**Dataset excerpt:**
**********

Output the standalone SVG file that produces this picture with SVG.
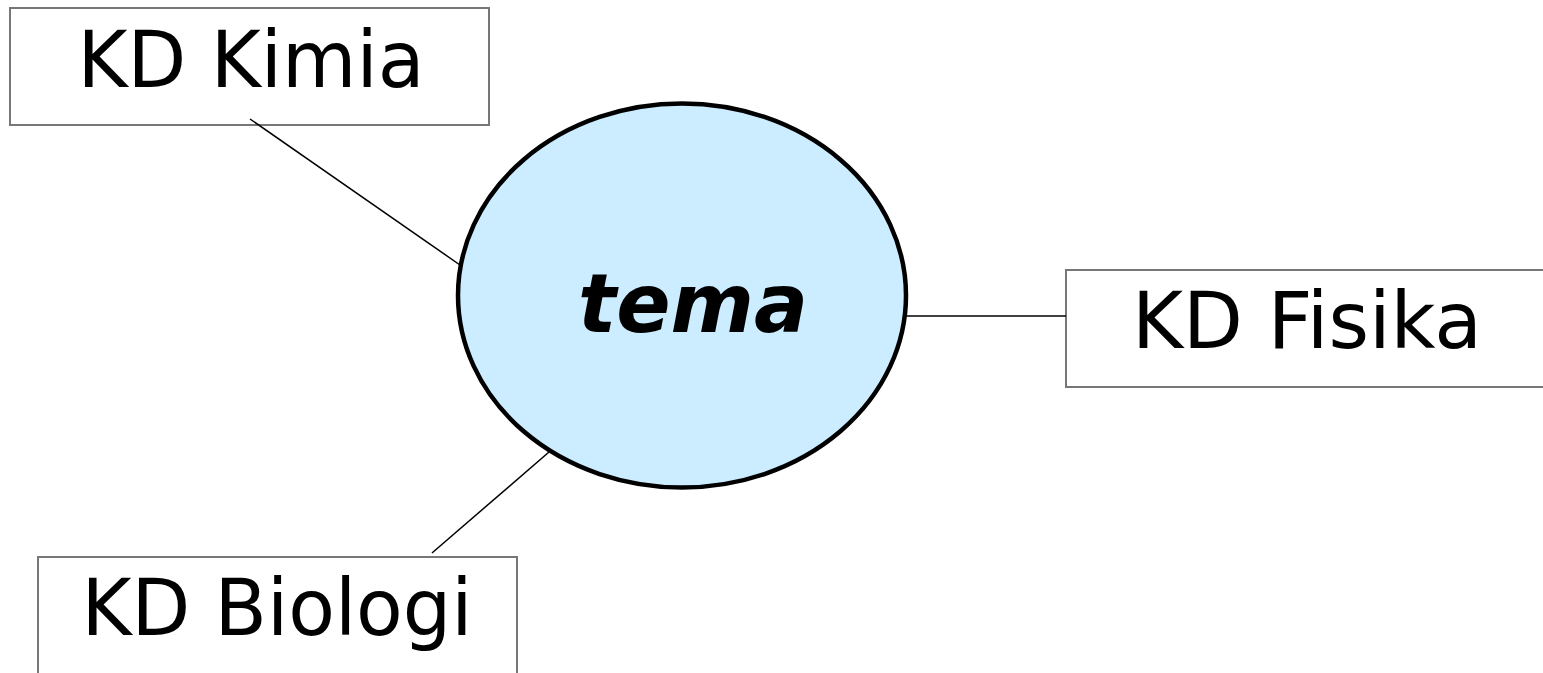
<svg xmlns="http://www.w3.org/2000/svg" width="1543" height="673" viewBox="0 0 1543 673">
<style>
.box{fill:#fff;stroke:#777;stroke-width:2}
.lbl{font-family:"DejaVu Sans",sans-serif;font-size:79px;fill:#000;text-anchor:middle}
.conn{stroke:#000;stroke-width:1.5;fill:none}
</style>
<rect width="1543" height="673" fill="#fff"/>
<g id="kimia">
<rect class="box" x="10" y="8" width="479" height="117"/>
<text class="lbl" x="251" y="87" textLength="347" lengthAdjust="spacingAndGlyphs">KD Kimia</text>
</g>
<g id="fisika">
<rect class="box" x="1066" y="270" width="490" height="117"/>
<text class="lbl" x="1307" y="348" textLength="350" lengthAdjust="spacingAndGlyphs">KD Fisika</text>
</g>
<g id="biologi">
<rect class="box" x="38" y="557" width="479" height="130"/>
<text class="lbl" x="277" y="635" textLength="391" lengthAdjust="spacingAndGlyphs">KD Biologi</text>
</g>
<g id="connectors">
<line class="conn" x1="250" y1="119" x2="460" y2="265"/>
<line class="conn" x1="905" y1="316" x2="1066" y2="316"/>
<line class="conn" x1="549" y1="452" x2="432" y2="553"/>
</g>
<g id="tema">
<ellipse cx="682" cy="295.5" rx="224" ry="192" fill="#CCECFF" stroke="#000" stroke-width="4.5"/>
<text x="693" y="332" font-family="'DejaVu Sans',sans-serif" font-weight="bold" font-style="italic" font-size="82" text-anchor="middle" textLength="230" lengthAdjust="spacingAndGlyphs">tema</text>
</g>
</svg>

**********

**The exercise:** Write the listing out a second time exactly, dropping all images.

**Exercise result:**
Output the standalone SVG file that produces this picture with SVG.
<svg xmlns="http://www.w3.org/2000/svg" width="1543" height="673" viewBox="0 0 1543 673">
<style>
.box{fill:#fff;stroke:#777;stroke-width:2}
.lbl{font-family:"DejaVu Sans",sans-serif;font-size:79px;fill:#000;text-anchor:middle}
.conn{stroke:#000;stroke-width:1.5;fill:none}
</style>
<rect width="1543" height="673" fill="#fff"/>
<g id="kimia">
<rect class="box" x="10" y="8" width="479" height="117"/>
<text class="lbl" x="251" y="87" textLength="347" lengthAdjust="spacingAndGlyphs">KD Kimia</text>
</g>
<g id="fisika">
<rect class="box" x="1066" y="270" width="490" height="117"/>
<text class="lbl" x="1307" y="348" textLength="350" lengthAdjust="spacingAndGlyphs">KD Fisika</text>
</g>
<g id="biologi">
<rect class="box" x="38" y="557" width="479" height="130"/>
<text class="lbl" x="277" y="635" textLength="391" lengthAdjust="spacingAndGlyphs">KD Biologi</text>
</g>
<g id="connectors">
<line class="conn" x1="250" y1="119" x2="460" y2="265"/>
<line class="conn" x1="905" y1="316" x2="1066" y2="316"/>
<line class="conn" x1="549" y1="452" x2="432" y2="553"/>
</g>
<g id="tema">
<ellipse cx="682" cy="295.5" rx="224" ry="192" fill="#CCECFF" stroke="#000" stroke-width="4.5"/>
<text x="693" y="332" font-family="'DejaVu Sans',sans-serif" font-weight="bold" font-style="italic" font-size="82" text-anchor="middle" textLength="230" lengthAdjust="spacingAndGlyphs">tema</text>
</g>
</svg>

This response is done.